Their strike won the sympathetic support of the Mexican field workers, many of whom belong to the independent Farm Workers Association.

On Sept. 20, the association, under the dedicated leadership of Cesar Chavez, joined the picket lines of their Filipino brothers.

For the first time, both organizations joined forces in a magnificent display of unity.

A joint statement by AWOC Director Al Green and FWA chief Cesar Chavez stated that “the two organizations are joining hands to get the job done of winning this strike.”

The demands of the strikers are for union recognition and a minimum pay of $1.40 an hour, plus 25 cents a box. The growers have refused to meet with them.

On my first trip to Delano, I joined a march of nearly 1,000 farm workers–Filipinos, Mexicans, Anglos, Negroes–united in their determination to end their cycle of poverty. We marched about the streets of Delano, with AWOC and FWA banners and picket signs, arousing sympathetic support from the community.

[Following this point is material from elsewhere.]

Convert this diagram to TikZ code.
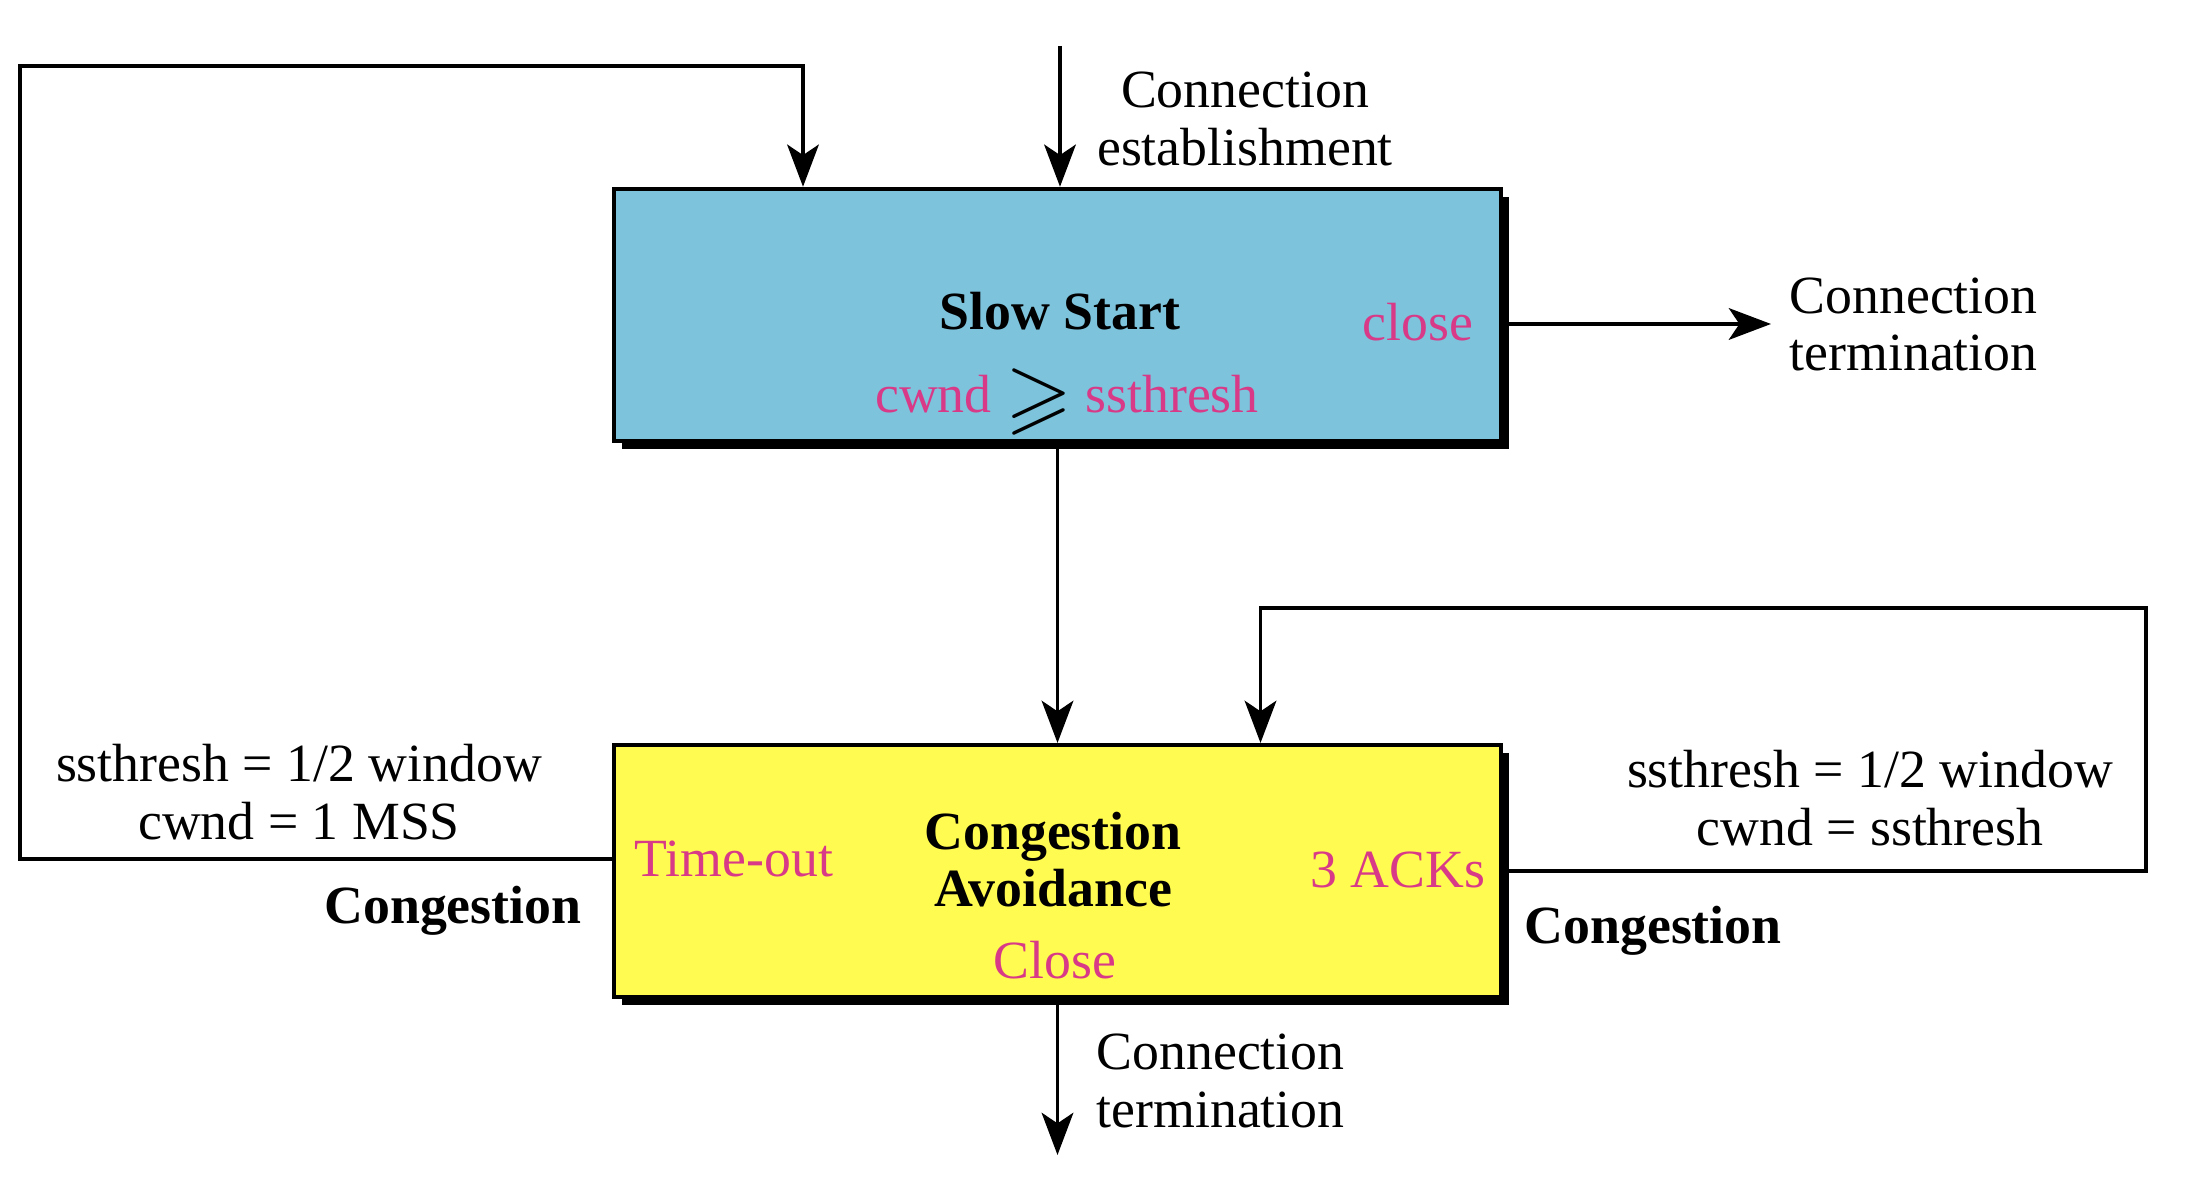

This Is the biggest strike of farm workers in the San Joaquin Valley since the thirties. The workers feel that it may well be the turning point in the long and difficult drive to organize the half million farm workers in California.

UNION CARAVAN

My second trip to Delano was in an impressive caravan of Alameda County trade unionists and strike supporters from among students and citizens. Some three tons of food and over $1,300 for strike relief (with $770 coming from Central Labor Council unions) were brought by the caravan of 70 persons to demonstrate their solidarity.

Morale was high at the joint strikers’ rally, as pledges of further support were given by unionists and others.

Strike leaders Larry Wong, AWOC, and Cesar Chavez, FWA, thanked the visitors and told them how necessary their continued support would be. Both expect the strike to be a long one. The workers have no savings, nor has the union any strike benefits to help them endure a long strike. The farm workers earn under $2,000 a year.

The strikers described how they have been shot at, how armed guards threaten and intimidate them, how injunctions are quickly granted limiting their pickets, and how they have been sprayed with sulfur or blanketed with dust by disking machines.

But their morale and militancy continue to stop workers recruited from Texas and other areas from breaking the strike.

We’ll hold out, they say, if only our friends outside will help us. The grape picking will be over in November, but then the more skilled work of pruning the vines will begin.

The workers feel that their strike is more than a struggle for better wages and working conditions under a union contract; they refer to it as a “protest movement”–as a struggle for equal rights for farm workers.